Moscow feels different now. Walking streets that used to be automatic, noticing things that were invisible before I left.
Four years abroad changes your relationship with home. The city looks the same but I’m seeing it through foreign eyes. Architectural details I never registered, social dynamics I took for granted, the particular quality of summer light on concrete that feels distinctly Russian.
Strange realisation: my books are probably better known internationally than here. Built my readership in English first, crafted my voice for audiences who don’t share my cultural shorthand. Now I’m the expat writer visiting her own birthplace.

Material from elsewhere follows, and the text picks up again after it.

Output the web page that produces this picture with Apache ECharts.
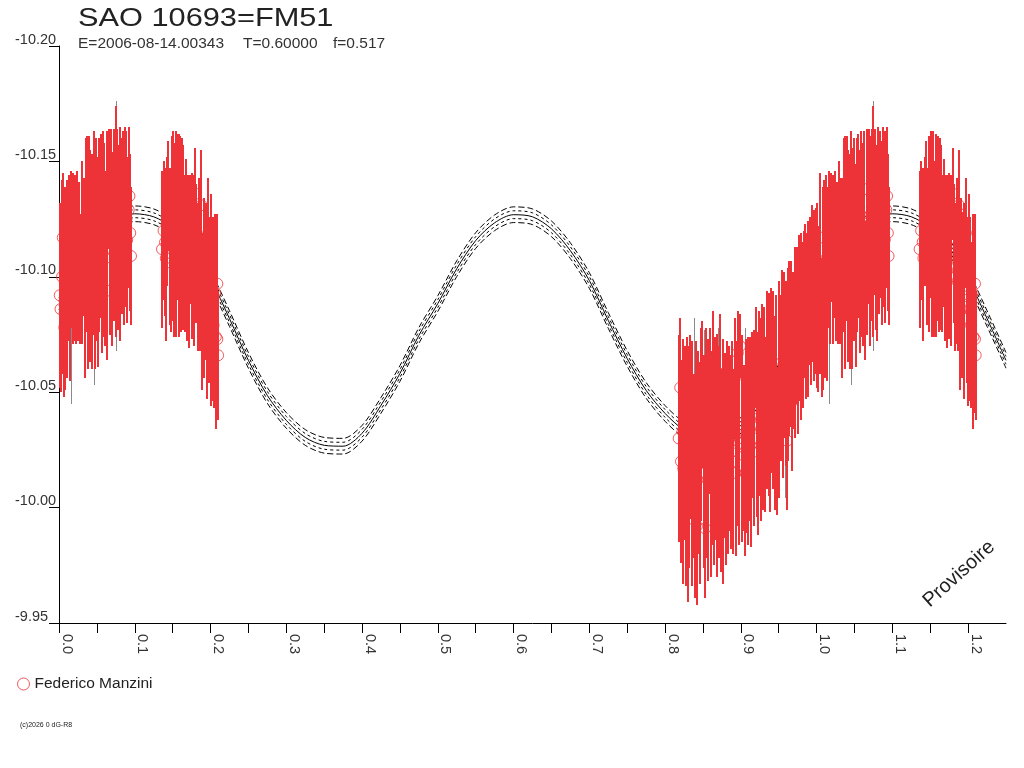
<!DOCTYPE html>
<html>
<head>
<meta charset="utf-8">
<title>SAO 10693=FM51</title>
<script src="https://cdn.jsdelivr.net/npm/echarts@6.0.0/dist/echarts.min.js"></script>
<style>
  html, body { margin: 0; padding: 0; background: #fff; }
  #chart { width: 1024px; height: 768px; }
</style>
</head>
<body>
<div id="chart"></div>
<script>
// points are [phase, magnitude, error]
const clusterEarly = [
  [0.001, -10.092, 0.040], [0.002, -10.086, 0.036], [0.004, -10.100, 0.042], [0.005, -10.117, 0.028],
  [0.007, -10.078, 0.030], [0.008, -10.095, 0.044], [0.010, -10.104, 0.038], [0.011, -10.090, 0.034],
  [0.013, -10.108, 0.036], [0.014, -10.097, 0.042], [0.016, -10.112, 0.034], [0.018, -10.103, 0.032],
  [0.019, -10.117, 0.028], [0.021, -10.108, 0.036], [0.022, -10.101, 0.030], [0.024, -10.114, 0.032],
  [0.025, -10.106, 0.034], [0.027, -10.111, 0.030], [0.028, -10.099, 0.028], [0.030, -10.116, 0.034],
  [0.031, -10.107, 0.036], [0.033, -10.113, 0.030], [0.034, -10.086, 0.030], [0.036, -10.118, 0.042],
  [0.037, -10.127, 0.034], [0.038, -10.104, 0.044], [0.040, -10.121, 0.040], [0.041, -10.109, 0.046],
  [0.043, -10.115, 0.038], [0.044, -10.102, 0.042], [0.046, -10.119, 0.044], [0.047, -10.108, 0.048],
  [0.049, -10.124, 0.036], [0.050, -10.112, 0.040], [0.052, -10.105, 0.044], [0.053, -10.118, 0.042],
  [0.055, -10.122, 0.040], [0.057, -10.111, 0.044], [0.058, -10.127, 0.036], [0.060, -10.116, 0.042],
  [0.061, -10.108, 0.038], [0.063, -10.123, 0.040], [0.064, -10.094, 0.030], [0.066, -10.138, 0.026],
  [0.067, -10.119, 0.044], [0.069, -10.126, 0.038], [0.070, -10.112, 0.042], [0.072, -10.121, 0.040],
  [0.073, -10.130, 0.034], [0.075, -10.124, 0.050], [0.077, -10.128, 0.036], [0.078, -10.117, 0.040],
  [0.080, -10.104, 0.032], [0.081, -10.131, 0.034], [0.083, -10.122, 0.038], [0.084, -10.127, 0.036],
  [0.086, -10.119, 0.040], [0.087, -10.133, 0.032], [0.089, -10.125, 0.038], [0.090, -10.116, 0.036],
  [0.092, -10.129, 0.034], [0.093, -10.135, 0.030], [0.094, -10.119, 0.034], [0.095, -10.109, 0.030]
];

const clusterMid = [
  [0.136, -10.112, 0.034], [0.138, -10.120, 0.030], [0.140, -10.115, 0.032], [0.141, -10.108, 0.036],
  [0.143, -10.124, 0.028], [0.144, -10.135, 0.024], [0.146, -10.113, 0.034], [0.148, -10.106, 0.030],
  [0.149, -10.121, 0.040], [0.151, -10.127, 0.036], [0.152, -10.116, 0.042], [0.154, -10.123, 0.040],
  [0.155, -10.112, 0.038], [0.157, -10.126, 0.036], [0.158, -10.118, 0.044], [0.160, -10.121, 0.040],
  [0.161, -10.114, 0.038], [0.163, -10.124, 0.036], [0.164, -10.117, 0.040], [0.166, -10.110, 0.034],
  [0.168, -10.119, 0.032], [0.169, -10.108, 0.036], [0.171, -10.114, 0.030], [0.172, -10.103, 0.034],
  [0.174, -10.116, 0.028], [0.175, -10.109, 0.036], [0.177, -10.112, 0.032], [0.178, -10.104, 0.034],
  [0.180, -10.136, 0.020], [0.181, -10.110, 0.030], [0.183, -10.100, 0.032], [0.185, -10.107, 0.036],
  [0.186, -10.098, 0.030], [0.188, -10.131, 0.024], [0.189, -10.085, 0.034], [0.191, -10.102, 0.032],
  [0.192, -10.092, 0.036], [0.194, -10.098, 0.034], [0.195, -10.087, 0.040], [0.197, -10.119, 0.024],
  [0.198, -10.090, 0.036], [0.200, -10.082, 0.038], [0.201, -10.106, 0.030], [0.203, -10.086, 0.040],
  [0.204, -10.079, 0.036], [0.206, -10.093, 0.034], [0.207, -10.074, 0.040], [0.209, -10.097, 0.030],
  [0.209, -10.073, 0.032], [0.210, -10.066, 0.028]
];

const clusterLate = [
  [0.818, -10.030, 0.045], [0.820, -10.052, 0.030], [0.821, -10.020, 0.044], [0.823, -10.033, 0.040],
  [0.824, -10.017, 0.050], [0.826, -10.028, 0.042], [0.827, -10.012, 0.046], [0.829, -10.036, 0.038],
  [0.830, -9.995, 0.036], [0.832, -10.022, 0.048], [0.833, -10.035, 0.040], [0.835, -10.010, 0.044],
  [0.836, -10.026, 0.046], [0.838, -10.018, 0.040], [0.840, -10.001, 0.040], [0.841, -10.030, 0.042],
  [0.842, -9.992, 0.034], [0.844, -10.024, 0.044], [0.846, -10.015, 0.048], [0.848, -10.036, 0.042],
  [0.849, -10.049, 0.032], [0.851, -10.020, 0.046], [0.853, -9.991, 0.030], [0.854, -10.028, 0.050],
  [0.856, -10.012, 0.044], [0.857, -10.033, 0.040], [0.859, -10.042, 0.036], [0.860, -10.018, 0.048],
  [0.862, -10.026, 0.042], [0.863, -10.057, 0.028], [0.865, -10.021, 0.046], [0.866, -10.030, 0.044],
  [0.868, -10.010, 0.040], [0.869, -10.037, 0.038], [0.871, -10.024, 0.046], [0.873, -10.058, 0.026],
  [0.874, -10.016, 0.044], [0.876, -10.031, 0.042], [0.877, -10.003, 0.036], [0.879, -10.027, 0.040],
  [0.880, -10.019, 0.044], [0.882, -10.034, 0.038], [0.883, -10.022, 0.042], [0.885, -10.030, 0.040],
  [0.887, -10.024, 0.042], [0.888, -10.036, 0.036], [0.890, -10.020, 0.040], [0.892, -10.056, 0.026],
  [0.893, -10.015, 0.036], [0.895, -10.032, 0.040], [0.896, -10.067, 0.018], [0.898, -10.028, 0.044],
  [0.899, -10.070, 0.014], [0.901, -10.023, 0.038], [0.902, -10.035, 0.040], [0.904, -10.026, 0.036],
  [0.906, -10.015, 0.036], [0.907, -10.031, 0.042], [0.909, -10.038, 0.036], [0.910, -10.022, 0.038],
  [0.912, -10.034, 0.040], [0.913, -10.027, 0.044], [0.915, -10.040, 0.036], [0.917, -10.030, 0.038],
  [0.918, -10.043, 0.034], [0.920, -10.065, 0.022], [0.921, -10.036, 0.040], [0.923, -10.024, 0.036],
  [0.924, -10.045, 0.040], [0.926, -10.038, 0.044], [0.928, -10.050, 0.038], [0.929, -10.041, 0.042],
  [0.931, -10.047, 0.040], [0.932, -10.036, 0.038], [0.934, -10.052, 0.042], [0.935, -10.044, 0.036],
  [0.937, -10.049, 0.044], [0.939, -10.032, 0.034], [0.940, -10.055, 0.040], [0.942, -10.046, 0.038],
  [0.943, -10.058, 0.036], [0.945, -10.041, 0.042], [0.946, -10.052, 0.040], [0.948, -10.029, 0.032],
  [0.950, -10.060, 0.038], [0.951, -10.048, 0.044], [0.953, -10.056, 0.036], [0.954, -10.063, 0.040],
  [0.956, -10.051, 0.038], [0.957, -10.066, 0.036], [0.959, -10.058, 0.040], [0.961, -10.029, 0.030],
  [0.962, -10.062, 0.042], [0.964, -10.069, 0.038], [0.966, -10.071, 0.036], [0.968, -10.046, 0.030],
  [0.969, -10.068, 0.034], [0.971, -10.075, 0.038], [0.972, -10.066, 0.036], [0.974, -10.079, 0.034],
  [0.975, -10.072, 0.040], [0.977, -10.082, 0.036], [0.979, -10.076, 0.038], [0.980, -10.085, 0.034],
  [0.982, -10.079, 0.036], [0.983, -10.088, 0.032], [0.985, -10.093, 0.030], [0.986, -10.083, 0.036],
  [0.988, -10.090, 0.034], [0.989, -10.086, 0.038], [0.991, -10.094, 0.032], [0.993, -10.089, 0.036],
  [0.994, -10.097, 0.034], [0.996, -10.091, 0.036], [0.997, -10.099, 0.030], [0.999, -10.094, 0.036]
];

// a few longer error bars drawn in grey behind the red ones
const greyBars = [
  [0.016, -10.095, 0.050], [0.046, -10.105, 0.052], [0.075, -10.122, 0.054], [0.207, -10.080, 0.046],
  [0.838, -10.024, 0.058], [0.852, -10.020, 0.057], [0.870, -10.028, 0.050], [0.905, -10.030, 0.048],
  [0.958, -10.050, 0.046]
];

// fitted light curve, one cycle of phase
const curvePhase = [0, 0.025, 0.05, 0.075, 0.1, 0.125, 0.15, 0.175, 0.2, 0.225, 0.25, 0.275, 0.3, 0.325,
  0.35, 0.375, 0.4, 0.425, 0.45, 0.475, 0.5, 0.525, 0.55, 0.575, 0.6, 0.625, 0.65, 0.675, 0.7, 0.725,
  0.75, 0.775, 0.8, 0.825, 0.85, 0.875, 0.9, 0.925, 0.95, 0.975, 1.0];
const curveMag = [-10.0875, -10.1061, -10.1178, -10.1252, -10.1273, -10.1260, -10.1213, -10.1126, -10.0992,
  -10.0819, -10.0638, -10.0486, -10.0378, -10.0304, -10.0270, -10.0266, -10.0322, -10.0443, -10.0581,
  -10.0746, -10.0884, -10.1035, -10.1157, -10.1234, -10.1269, -10.1260, -10.1208, -10.1113, -10.0984,
  -10.0811, -10.0646, -10.0508, -10.0408, -10.0335, -10.0292, -10.0300, -10.0356, -10.0465, -10.0586,
  -10.0724, -10.0875];
// spread of the dashed lines around the fit
const bandOffset = [-0.0034, -0.0017, 0.0017, 0.0034];

const RED = '#ee3338';
const PHASE_MAX = 1.25;

// phases repeat after 1.0, so points below 0.25 are also shown at phase + 1
function wrap(list) {
    var out = list.slice();
    list.forEach(function (p) {
        if (p[0] + 1 <= PHASE_MAX) out.push([p[0] + 1].concat(p.slice(1)));
    });
    return out;
}

var points = wrap(clusterEarly.concat(clusterMid, clusterLate));
var grey = wrap(greyBars);

var curve = [];
curvePhase.forEach(function (ph, i) { curve.push([ph, curveMag[i]]); });
curvePhase.forEach(function (ph, i) {
    if (ph > 0 && ph + 1 <= PHASE_MAX) curve.push([ph + 1, curveMag[i]]);
});

// vertical error bar from mag-err to mag+err, snapped to pixels so it stays crisp
function errorBars(color, width) {
    return function (params, api) {
        var x = api.value(0), m = api.value(1), e = api.value(2);
        var a = api.coord([x, m - e]);
        var b = api.coord([x, m + e]);
        var px = Math.round(a[0]) + (width % 2 ? 0.5 : 0);
        return {
            type: 'line',
            shape: { x1: px, y1: Math.round(a[1]), x2: px, y2: Math.round(b[1]) },
            style: { stroke: color, lineWidth: width }
        };
    };
}

var series = [];
// band lines
bandOffset.forEach(function (off) {
    series.push({
        type: 'line',
        silent: true,
        showSymbol: false,
        smooth: 0.3,
        z: 2,
        lineStyle: { color: '#000', width: 1, type: Math.abs(off) > 0.002 ? [6, 3] : [3, 3] },
        data: curve.map(function (p) { return [p[0], p[1] + off]; })
    });
});
series.push({
    type: 'line',
    silent: true,
    showSymbol: false,
    smooth: 0.3,
    z: 2,
    lineStyle: { color: '#000', width: 1 },
    data: curve
});
series.push({
    type: 'custom',
    silent: true,
    z: 3,
    renderItem: errorBars('#8a8a8a', 1),
    encode: { x: 0, y: 1 },
    data: grey
});
series.push({
    type: 'custom',
    silent: true,
    z: 4,
    renderItem: errorBars(RED, 2),
    encode: { x: 0, y: 1 },
    data: points
});
series.push({
    name: 'Federico Manzini',
    type: 'scatter',
    symbol: 'circle',
    symbolSize: 11,
    z: 5,
    itemStyle: { color: 'rgba(0,0,0,0)', borderColor: RED, borderWidth: 1 },
    data: points.map(function (p) { return [p[0], p[1]]; })
});

var chart = echarts.init(document.getElementById('chart'));
chart.setOption({
    animation: false,
    backgroundColor: '#fff',
    grid: { left: 59, right: 18, top: 46, bottom: 145 },
    legend: {
        left: 12,
        top: 671,
        itemWidth: 12,
        itemHeight: 12,
        icon: 'circle',
        itemStyle: { color: '#fff', borderColor: RED, borderWidth: 1 },
        textStyle: { fontFamily: 'Liberation Sans', fontSize: 15.5, color: '#222' },
        data: ['Federico Manzini']
    },
    xAxis: {
        type: 'value',
        min: 0,
        max: PHASE_MAX,
        interval: 0.05,
        axisLine: { lineStyle: { color: '#000', width: 1 } },
        axisTick: { length: 10, lineStyle: { color: '#000' } },
        splitLine: { show: false },
        axisLabel: {
            rotate: -90,
            margin: 11,
            verticalAlign: 'bottom',
            fontFamily: 'Liberation Sans',
            fontSize: 14.5,
            color: '#333',
            showMaxLabel: false,
            formatter: function (v) {
                var k = Math.round(v * 100);
                return k % 10 === 0 ? (k / 100).toFixed(1) : '';
            }
        }
    },
    yAxis: {
        type: 'value',
        inverse: true,
        min: -10.20,
        max: -9.95,
        interval: 0.05,
        axisLine: { show: true, lineStyle: { color: '#000', width: 1 } },
        axisTick: { show: true, length: 10, lineStyle: { color: '#000' } },
        splitLine: { show: false },
        axisLabel: {
            align: 'left',
            verticalAlign: 'bottom',
            lineHeight: 13,
            margin: 44,
            fontFamily: 'Liberation Sans',
            fontSize: 14.5,
            color: '#333',
            formatter: function (v) { return v.toFixed(2); }
        }
    },
    graphic: [
        {
            type: 'text', x: 78, y: 19, scaleX: 1.16,
            style: { text: 'SAO 10693=FM51', x: 0, y: 0, fontFamily: 'Liberation Sans', fontSize: 26.5,
                     fill: '#222', verticalAlign: 'middle' }
        },
        {
            type: 'text', x: 78, y: 43.5,
            style: { text: 'E=2006-08-14.00343', fontFamily: 'Liberation Sans', fontSize: 15.5,
                     fill: '#333', verticalAlign: 'middle' }
        },
        {
            type: 'text', x: 243, y: 43.5,
            style: { text: 'T=0.60000', fontFamily: 'Liberation Sans', fontSize: 15.5,
                     fill: '#333', verticalAlign: 'middle' }
        },
        {
            type: 'text', x: 333, y: 43.5,
            style: { text: 'f=0.517', fontFamily: 'Liberation Sans', fontSize: 15.5,
                     fill: '#333', verticalAlign: 'middle' }
        },
        {
            type: 'text', x: 959, y: 574, rotation: 42 * Math.PI / 180,
            style: { text: 'Provisoire', fontFamily: 'Liberation Sans', fontSize: 20,
                     fill: '#222', align: 'center', verticalAlign: 'middle' }
        },
        {
            type: 'text', x: 20, y: 725,
            style: { text: '(c)2026 0 dG-R8', fontFamily: 'Liberation Sans', fontSize: 7,
                     fill: '#222', verticalAlign: 'middle' }
        }
    ],
    series: series
});
</script>
</body>
</html>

Been thinking about memory and identity whilst wandering familiar neighbourhoods. How much of who I am comes from this place versus who I’ve chosen to become elsewhere? My novels obsess over manufactured memories, but what about organic ones that fade through distance?
The language feels rusty in my mouth. Not the words themselves – those never leave you. But the rhythm, the cultural references, the unspoken assumptions that lubricate conversation. I catch myself thinking in English before translating back.
Moscow readers would understand my work differently than Brighton audiences. They’ve lived through societal amnesia, state-sponsored forgetting, collective rewriting of history. My interactive fiction about memory manipulation isn’t abstract here – it’s lived experience.
Maybe that’s why I write so much about being between worlds. When home becomes a choice rather than a given, you pay attention to what stays and what slips away.
The roots are still here. Just transplanted into different soil now.